From 95% to Nothing: NVIDIA CEO Jensen Huang Marks a Temporary Farewell to China’s AI Market

NVIDIA’s grip on China’s booming AI market has slipped to zero, according to CEO Jensen Huang, marking a dramatic reversal from near-total dominance just a short time ago. Speaking at the Citadel Securities Future of Global Markets 2025 event, Huang said the company is now “100% out of China,” with internal forecasts assuming no revenue from the country. Any future business there, he noted, would be treated as upside rather than a baseline.

The collapse stems from a perfect storm of geopolitics and accelerating local competition. China is rapidly shifting to a domestically built AI tech stack, moving away from reliance on foreign accelerators.

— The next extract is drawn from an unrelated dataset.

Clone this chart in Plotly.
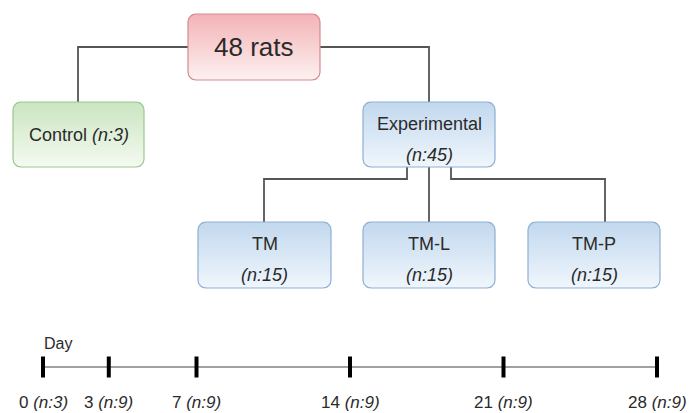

In parallel, U.S. export controls have severely limited which high-performance GPUs NVIDIA can legally ship into the market. The result: NVIDIA currently has no compliant, competitive solution to offer Chinese hyperscalers and tech giants.

That vacuum is being filled by homegrown players. Huawei and Cambricon are pressing ahead with advanced AI chips, with Huawei outlining a roadmap aimed at competing with rack-scale systems like NVIDIA’s Vera Rubin lineup. As these domestic alternatives mature, the barrier to re-entry for foreign suppliers only gets higher.

NVIDIA has floated the possibility of a China-specific Blackwell-based processor—likely the B40—pending approvals. However, export rules constrain how powerful any such chip can be, effectively limiting NVIDIA to Hopper-era or lower-performance parts in the near term. That puts the company at a disadvantage in a market racing toward ever-larger models and more demanding inference and training workloads.

For now, NVIDIA’s outlook in China remains uncertain. The company is planning as if revenue from the region will stay at zero and focusing on growth elsewhere while monitoring any regulatory shifts. Whether China becomes accessible again—and whether NVIDIA can win back customers who have moved to domestic AI ecosystems—will determine if this is a temporary setback or a long-term realignment of the global AI hardware landscape.

Key points:
– NVIDIA’s market share in China has fallen from roughly 95% to effectively 0%, per CEO Jensen Huang.
– China is prioritizing a domestic AI stack, while U.S. export controls limit NVIDIA’s ability to ship cutting-edge GPUs.
– Local competitors, notably Huawei and Cambricon, are advancing fast and targeting rack-scale deployments.
– A China-focused Blackwell chip, such as a potential B40, would still face performance and regulatory constraints.
– NVIDIA’s current forecasts assume zero China revenue, with any future progress considered a bonus.